One more item for the environmentalists: elephant poaching for piano keys is definitely over. You can add real ivory keys to your piano for an extra $50,000—on top of the more than $90,000 you’re already paying for a Model D. “You have to have good traceability,” Sims notes as we climb some gritty stairs. “It’s OK [to use ivory] if the elephant died naturally.”
The rim’s tight, the soundboard loose and flexible. Now you need keys—more accurately called the action. A piano’s action includes an intricate arrangement of felt-covered hammers, joints, and dampers linked to the foot pedals that move together to hit a string and then dampen the sound if the player wants.
Action-making at the Steinway factory involves a dizzying number of people. We pass rows of ladies who smile shyly as they spool red felt into a wooden joint from the action. Someone hops out of line to hand me a half-made hammer shank to keep; it’s pear-shaped, with a thin purple heart of felt hidden under wool-white. I can see, as Sims points out, how the red felt minimizes friction when a metal screw is eventually inserted in the hole. Even the tiniest friction of wood against metal might produce an ugly vibration. In the past 10 years, Steinway has streamlined action-building by upgrading nearly half of the old cam-driven machines to PLC (programmer logistic controller) models, standardizing the cut for the action’s many tiny parts.
Meanwhile, the bellymen are gearing up for a tense step in the process.
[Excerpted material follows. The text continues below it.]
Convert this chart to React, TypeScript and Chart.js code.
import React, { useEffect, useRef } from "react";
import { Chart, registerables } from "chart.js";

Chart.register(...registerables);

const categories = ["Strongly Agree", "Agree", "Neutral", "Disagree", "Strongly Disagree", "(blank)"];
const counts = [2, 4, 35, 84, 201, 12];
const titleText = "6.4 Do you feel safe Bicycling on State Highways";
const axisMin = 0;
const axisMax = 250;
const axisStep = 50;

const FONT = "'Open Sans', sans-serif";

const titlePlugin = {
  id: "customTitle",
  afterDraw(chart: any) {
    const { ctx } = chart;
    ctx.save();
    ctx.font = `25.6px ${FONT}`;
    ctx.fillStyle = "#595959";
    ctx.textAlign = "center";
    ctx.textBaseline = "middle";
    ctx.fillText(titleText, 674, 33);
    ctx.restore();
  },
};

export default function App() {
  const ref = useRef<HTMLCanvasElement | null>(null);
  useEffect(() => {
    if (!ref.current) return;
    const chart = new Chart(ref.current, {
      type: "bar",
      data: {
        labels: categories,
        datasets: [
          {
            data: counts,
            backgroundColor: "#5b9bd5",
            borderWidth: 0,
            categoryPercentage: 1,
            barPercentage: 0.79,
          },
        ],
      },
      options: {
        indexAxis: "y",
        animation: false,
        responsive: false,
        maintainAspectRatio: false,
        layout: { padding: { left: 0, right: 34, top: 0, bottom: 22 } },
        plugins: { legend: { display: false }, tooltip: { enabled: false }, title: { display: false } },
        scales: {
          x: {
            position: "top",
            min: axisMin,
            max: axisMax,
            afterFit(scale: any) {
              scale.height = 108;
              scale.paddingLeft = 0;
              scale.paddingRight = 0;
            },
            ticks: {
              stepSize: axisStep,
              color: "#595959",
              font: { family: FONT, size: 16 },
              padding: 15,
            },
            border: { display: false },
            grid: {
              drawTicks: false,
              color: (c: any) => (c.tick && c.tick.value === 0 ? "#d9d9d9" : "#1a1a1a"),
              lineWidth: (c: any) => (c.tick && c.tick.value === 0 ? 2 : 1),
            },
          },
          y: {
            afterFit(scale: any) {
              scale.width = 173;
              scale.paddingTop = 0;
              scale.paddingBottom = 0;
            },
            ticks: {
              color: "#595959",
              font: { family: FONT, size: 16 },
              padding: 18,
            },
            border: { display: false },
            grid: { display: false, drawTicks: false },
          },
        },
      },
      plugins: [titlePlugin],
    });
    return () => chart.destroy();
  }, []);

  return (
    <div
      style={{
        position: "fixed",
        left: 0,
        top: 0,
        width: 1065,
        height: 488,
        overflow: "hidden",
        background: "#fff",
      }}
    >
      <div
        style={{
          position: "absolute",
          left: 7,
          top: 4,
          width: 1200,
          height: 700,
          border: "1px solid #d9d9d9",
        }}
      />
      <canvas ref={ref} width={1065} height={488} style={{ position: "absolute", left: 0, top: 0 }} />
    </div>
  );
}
At least I’m tense: These guys root around the hollow wood rim all day with a couple hundred pounds of cast iron dangling loosely over their heads. We watch as one guy drops the iron plate into the piano’s belly. Graphite edging the plate makes marks on the rim and braces, places where the wood must be shaved off for a more exact fit. The iron plate anchors the high-tension strings; as the biggest piece with the most jangle-potential, its fit must be exact against the rim. A new generation of iron engineering might make for a lighter cast iron, reducing the Model D’s considerable weight. “In the ’70s and ’80s, there was some experimenting with a graphite-carbon composite [in the industry], but it just didn’t fly,” says Sims. “Cast iron’s dampening capacity is ideal because it doesn’t create any overtones.” A steel plate would stand up to the string tension and reduce the piano’s weight but also produce a nasty treble ringing sound when struck.
Bellymen train for six to nine months to do their work and swagger a little as a result: On the wall in their section, I see a ragged poster of Superman, relabeled “Steinway Man.”